Being an archivist in the era of disinformation, misinformation and fake news, I believe that my work plays a crucial role in advocating and teaching about the value and importance of archives as a significant resource for finding proof, gathering research data, explaining and justifying past actions as well as current decisions. This article is written in commemoration of the Global Media and Information Literacy (MIL) week, 24 to 31 October, with the theme: “Nurturing Trust: A Media and Information Literacy Imperative”. Global MIL week was initiated in 2012 by the United Nations Educational, Scientific and Cultural Organisation (UNESCO) and its partners.
We can never shy away from the fact that media and information literacy provides us with skills and knowledge to understand how information is created and disseminated. The more we are media literate, the more we are able to critically assess information, news and all other forms of media.
In the past year, the legacy of Madiba was doubted when South African social media was blazing with allegations and conspiracy theories that the real Madiba died in 1985 when he was 67 years old. These allegations continued claiming that South Africans perform 67 minutes of charity to pay respect to the real Madiba, and that the apartheid government installed an impersonator named Gibson Makanda to play Madiba. Moreover, the allegations claimed that Gibson was the man who negotiated the end of Apartheid and would be the first South African democratic president.

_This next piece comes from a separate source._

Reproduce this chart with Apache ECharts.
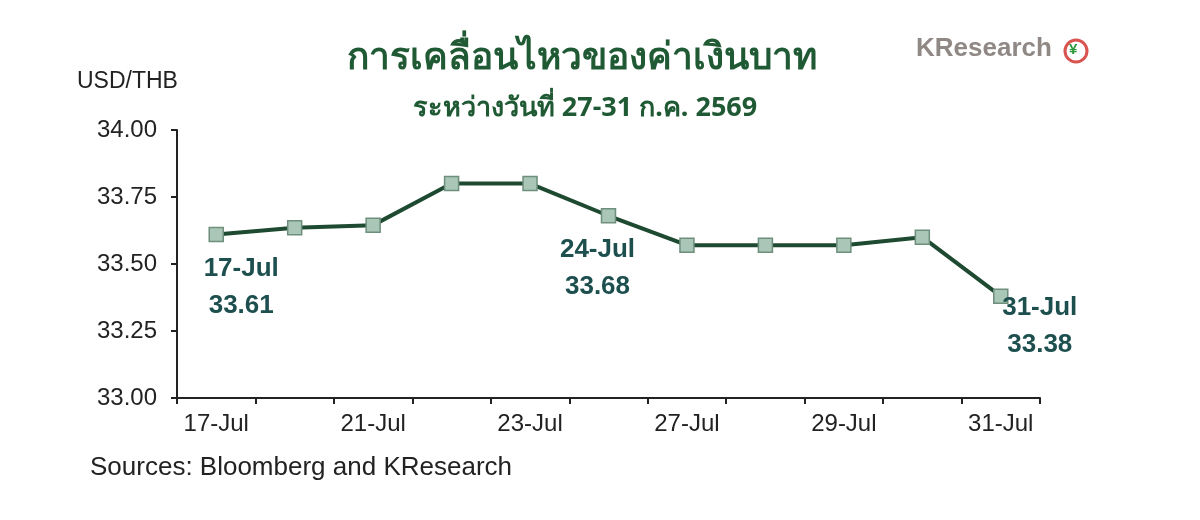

The spread of fake news has created challenges in our society. As a result, the Nelson Mandela Foundation created a repository of digital archives to which everyone has access. In commemoration of Global Media and Literacy week, the Nelson Mandela Foundation encourages South Africans, particularly youth and students to cut through the noise and access the most reliable information sources about Madiba here: https://atom.nelsonmandela.org... and learn the facts about his life and times.
On 11 February 2022, the Foundation launched the Archive at the Centre of Memory (ACoM) because we saw a pressing need to explain and demonstrate to students, researchers, and the general public where to find Madiba’s archive and how to navigate the Foundation’s Access to Memory (AtoM) archival system to access this archive. In the era of unreliable information sources and deliberate misinformation, the archivists at the Nelson Mandela Foundation aim at giving the youth, students, researchers and everyone confidence that by using ACoM their research and explorations are starting from a trusted source.